The government is keeping a watch on some banks, insurance companies and technology and telecom firms after it announced that errors in tax credit claims should be rectified, according to two people aware of the matter.
“There are instances where the transitional credit has jumped by more than 50% from the period before GST (goods and services tax). The government want these companies to return transitional credit either erroneously claimed or inflated,” one of the persons said, requesting not to be named. A few companies in FMCG and consumer durables sectors are also under the scanner, the person said.
Tax credit is the amount that can be set off against a taxpayer’s liability. When India moved to GST, many companies faced a situation where they had paid tax on old stock and availed credit but had to now set it off against the GST liability. Transitional credits are tax credits accumulated before July 1on pre-GST stock. According to the GST law, the credit can be set off against GST liability.

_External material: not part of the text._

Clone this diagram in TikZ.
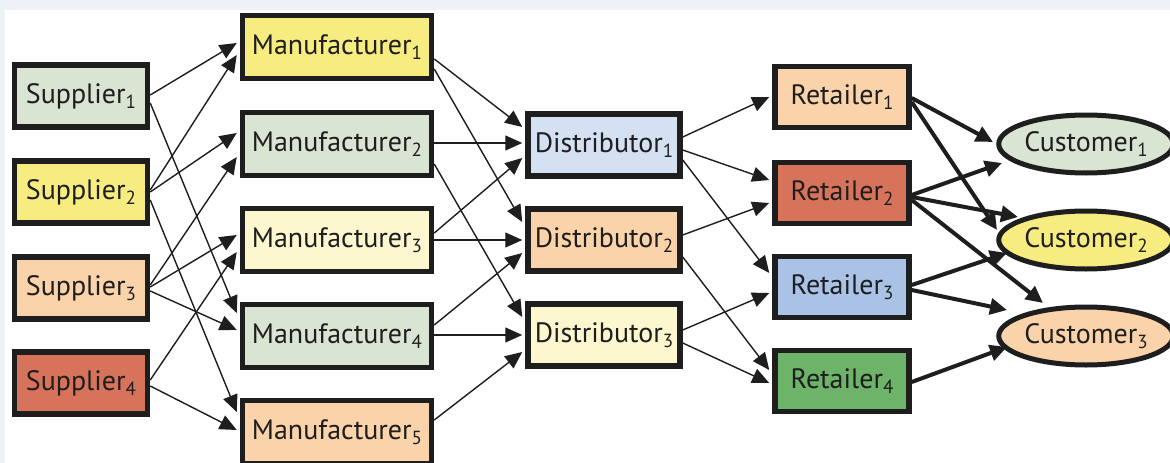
\documentclass[tikz,border=0pt]{standalone}
\usepackage{fontspec}
\setmainfont{PT Sans}
\usetikzlibrary{arrows.meta,calc,shapes.geometric}

\definecolor{sagefill}{HTML}{D9E4D3}
\definecolor{lemonfill}{HTML}{F6EC80}
\definecolor{peachfill}{HTML}{FAD3AA}
\definecolor{brickfill}{HTML}{D8735B}
\definecolor{creamfill}{HTML}{FDF7CF}
\definecolor{icefill}{HTML}{D4E1F3}
\definecolor{skyfill}{HTML}{A9C2E6}
\definecolor{leaffill}{HTML}{6DB36A}
\definecolor{framegray}{HTML}{EEF2F7}
\definecolor{inkcolor}{HTML}{1E1E1E}

% lowered index digit in the text font
\newcommand\idx[1]{\raisebox{-0.35ex}{\fontsize{19}{19}\selectfont #1}}
% thin link from the right side of one box to the left side of the next
\newcommand\flow[4]{\draw[thinlink] ($(#1.east)+(0,#2)$) -- ($(#3.west)+(-3,#4)$);}
% heavy link from a retailer to a customer
\newcommand\deliver[4]{\draw[heavylink] ($(#1.east)+(0,#2)$) -- ($(#3.center)+#4$);}

\begin{document}
\begin{tikzpicture}[x=1pt,y=-1pt,
  card/.style={draw=inkcolor, line width=5.5pt, inner sep=0pt,
    font=\fontsize{28}{32}\selectfont, text=inkcolor},
  supbox/.style={card, minimum width=133pt, minimum height=62pt},
  manbox/.style={card, minimum width=189pt, minimum height=63pt},
  disbox/.style={card, minimum width=152pt, minimum height=62pt},
  retbox/.style={card, minimum width=134pt, minimum height=61pt},
  custnode/.style={card, ellipse, line width=5pt, minimum width=163pt, minimum height=58pt},
  thinlink/.style={draw=inkcolor, line width=1.4pt, -{Triangle[length=17pt,width=15pt]}},
  heavylink/.style={draw=inkcolor, line width=4pt, -{Triangle[length=17pt,width=16pt]}}
]
\useasboundingbox (0,0) rectangle (1170,463);
\fill[framegray] (0,0) rectangle (1170,463);
\fill[white] (5,10) rectangle (1170,463);

% suppliers
\node[supbox, fill=sagefill]  (S1) at (81,96)  {Supplier\idx{1}};
\node[supbox, fill=lemonfill] (S2) at (81,192) {Supplier\idx{2}};
\node[supbox, fill=peachfill] (S3) at (81,288) {Supplier\idx{3}};
\node[supbox, fill=brickfill] (S4) at (81,383) {Supplier\idx{4}};

% manufacturers
\node[manbox, fill=lemonfill] (M1) at (337,47)  {Manufacturer\idx{1}};
\node[manbox, fill=sagefill]  (M2) at (337,144) {Manufacturer\idx{2}};
\node[manbox, fill=creamfill] (M3) at (337,240) {Manufacturer\idx{3}};
\node[manbox, fill=sagefill]  (M4) at (337,336) {Manufacturer\idx{4}};
\node[manbox, fill=peachfill] (M5) at (337,432) {Manufacturer\idx{5}};

% distributors
\node[disbox, fill=icefill]   (D1) at (604,145) {Distributor\idx{1}};
\node[disbox, fill=peachfill] (D2) at (604,240) {Distributor\idx{2}};
\node[disbox, fill=creamfill] (D3) at (604,335) {Distributor\idx{3}};

% retailers
\node[retbox, fill=peachfill] (R1) at (842,97)  {Retailer\idx{1}};
\node[retbox, fill=brickfill] (R2) at (842,193) {Retailer\idx{2}};
\node[retbox, fill=skyfill]   (R3) at (842,287) {Retailer\idx{3}};
\node[retbox, fill=leaffill]  (R4) at (842,381) {Retailer\idx{4}};

% customers
\node[custnode, fill=sagefill]  (C1) at (1086,144) {Customer\idx{1}};
\node[custnode, fill=lemonfill] (C2) at (1086,240) {Customer\idx{2}};
\node[custnode, fill=peachfill] (C3) at (1086,336) {Customer\idx{3}};

% suppliers -> manufacturers
\flow{S1}{-1}{M1}{-4}
\flow{S1}{7}{M4}{-23}
\flow{S2}{-2}{M1}{8}
\flow{S2}{0}{M2}{-11}
\flow{S2}{8}{M5}{-20}
\flow{S3}{-3}{M2}{13}
\flow{S3}{-1}{M3}{-5}
\flow{S3}{3}{M4}{-6}
\flow{S4}{-3}{M3}{12}
\flow{S4}{3}{M5}{-2}

% manufacturers -> distributors
\flow{M1}{12}{D1}{-18}
\flow{M1}{22}{D2}{-18}
\flow{M2}{-1}{D1}{-2}
\flow{M2}{20}{D3}{-18}
\flow{M3}{-7}{D1}{13}
\flow{M3}{0}{D2}{0}
\flow{M4}{-1}{D3}{0}
\flow{M4}{-11}{D2}{13}
\flow{M5}{-12}{D3}{17}

% distributors -> retailers
\flow{D1}{-8}{R1}{0}
\flow{D1}{5}{R2}{-13}
\flow{D1}{15}{R3}{-14}
\flow{D2}{-5}{R2}{10}
\flow{D2}{17}{R4}{-11}
\flow{D3}{-5}{R3}{6}
\flow{D3}{8}{R4}{2}

% retailers -> customers
\deliver{R1}{1}{C1}{(-93,-2)}
\deliver{R1}{5}{C2}{(-89,-10)}
\deliver{R2}{2}{C1}{(-84,19)}
\deliver{R2}{4}{C2}{(-68,-23)}
\deliver{R2}{7}{C3}{(-43,-33)}
\deliver{R3}{-2}{C2}{(-79,13)}
\deliver{R3}{3}{C3}{(-79,-26)}
\deliver{R4}{1}{C3}{(-79,11)}
\end{tikzpicture}
\end{document}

However, some tax experts pointed out that in several cases the jump in transitional credit could be genuine. “Several businesses are evaluating the transition credits taken and whether there is any need to revise the credits in either direction. Many businesses have rightfully availed large credits, as permitted by the legislation, and it is necessary for them to provide adequate documentation and linkages in order justify that it is appropriate,” said MS Mani, partner, Deloitte India.
Under current rules, banks, insurance, telecom and technology companies can now seek tax credit even on capital expenditure — there was no such concept earlier for services — and use that to offset their GST liability.
“Many banks and companies had put their expansion plans on hold until GST was rolled out July 1 to benefit from input credit,” said one of the persons quoted earlier. This has resulted in a huge surge in credits claimed by such banks and companies. In many cases — mainly for telecom companies — some machines, technology was already bought before GST was rolled out, but not shipped to India. “Such goods were brought on the balance sheet only after GST, to claim credits,” he said.
Legal experts ET spoke with said several companies would want to avoid changing the transitional credit data as it could put them in a tight spot. “If a company revises the transitional credit number, it could be construed as admission of guilt, so most companies may not revise the credit details unless there is a blatant error. The government could issue show-cause notices to companies which may have taken high transitional credit and can levy penalty and interest and seek reversal of transitional credit,” said Abhishek A Rastogi, partner, Khaitan & Co.
According to some officials, who did not wish to be identified, the government is looking to issue show-cause notices by January next year to companies if transitional credit numbers are not revised.
The government has already started raising queries on transitional credits on specific companies. On September 21, ET had reported that the tax department has started questioning some manufacturing companies, banks, insurance and other financial institutions on transitional credit. The tax department had also issued information summons to these companies a month later.
“The government views transitional credit as leakage of tax. The worry in the government is that in the coming months, credits on excise, service tax and VAT would also be given to companies,” said a person close to the matter. “The bigger worry is, if states have a shortfall (in their tax collections), the Centre is required to compensate it. All this would happen just before the budget,” he said.